Aim of the exercise: Starting at the first line of the listing below, repeat each line exactly until the line containing "11, fontFamily: 'Liberation", which you include. Leave out pictures.

Information provided:
+ + + +
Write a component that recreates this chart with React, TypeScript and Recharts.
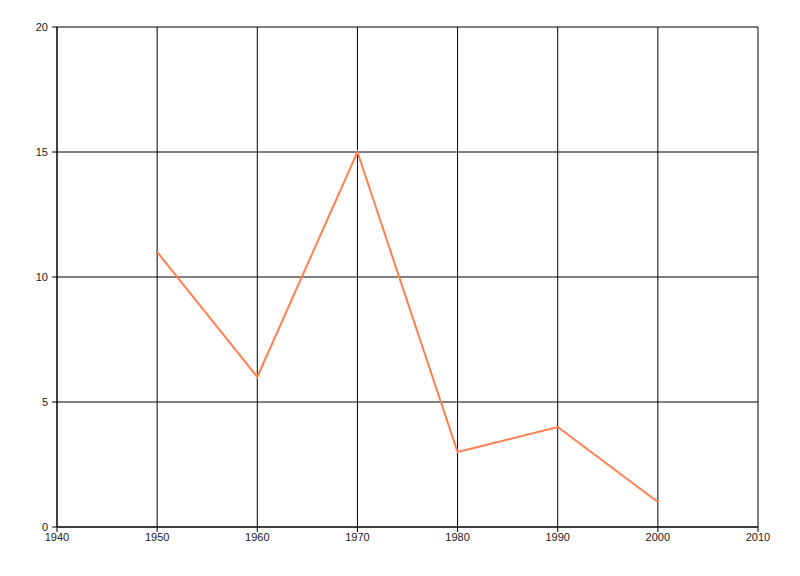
import React from 'react';
import { LineChart, Line, XAxis, YAxis, CartesianGrid } from 'recharts';

const years = [1950, 1960, 1970, 1980, 1990, 2000];
const values = [11, 6, 15, 3, 4, 1];
const xTicks = [1940, 1950, 1960, 1970, 1980, 1990, 2000, 2010];
const yTicks = [0, 5, 10, 15, 20];

const data = years.map((year, i) => ({ year, value: values[i] }));

const tickStyle = { fill: '#1a1a1a', fontSize: 11, fontFamily: 'Liberation Sans, Arial, sans-serif' };

const App: React.FC = () => {
  return (
    <div style={{ position: 'absolute', top: 0, left: 0, background: '#fff' }}>
      <LineChart width={800} height={576} data={data} margin={{ top: 27, right: 42, bottom: 19, left: 0 }}>
        <CartesianGrid stroke="#000" strokeWidth={1} horizontalValues={yTicks} verticalValues={xTicks} />
        <XAxis
          dataKey="year"
          type="number"
          domain={[1940, 2010]}
          ticks={xTicks}
          height={30}
          axisLine={{ stroke: '#000' }}
          tickLine={{ stroke: '#000' }}
          tickSize={5}
          tickMargin={1}
          tick={tickStyle}
        />
        <YAxis
          type="number"
          domain={[0, 20]}
          ticks={yTicks}
          width={57}
          axisLine={{ stroke: '#000' }}
          tickLine={{ stroke: '#000' }}
          tickSize={5}
          tickMargin={4}
          tick={tickStyle}
        />
        <Line
          type="linear"
          dataKey="value"
          stroke="#FF7F50"
          strokeWidth={2}
          dot={false}
          isAnimationActive={false}
        />
      </LineChart>
    </div>
  );
};

export default App;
+ + + +
Task result:
Write a component that recreates this chart with React, TypeScript and Recharts.
import React from 'react';
import { LineChart, Line, XAxis, YAxis, CartesianGrid } from 'recharts';

const years = [1950, 1960, 1970, 1980, 1990, 2000];
const values = [11, 6, 15, 3, 4, 1];
const xTicks = [1940, 1950, 1960, 1970, 1980, 1990, 2000, 2010];
const yTicks = [0, 5, 10, 15, 20];

const data = years.map((year, i) => ({ year, value: values[i] }));

const tickStyle = { fill: '#1a1a1a', fontSize: 11, fontFamily: 'Liberation Sans, Arial, sans-serif' };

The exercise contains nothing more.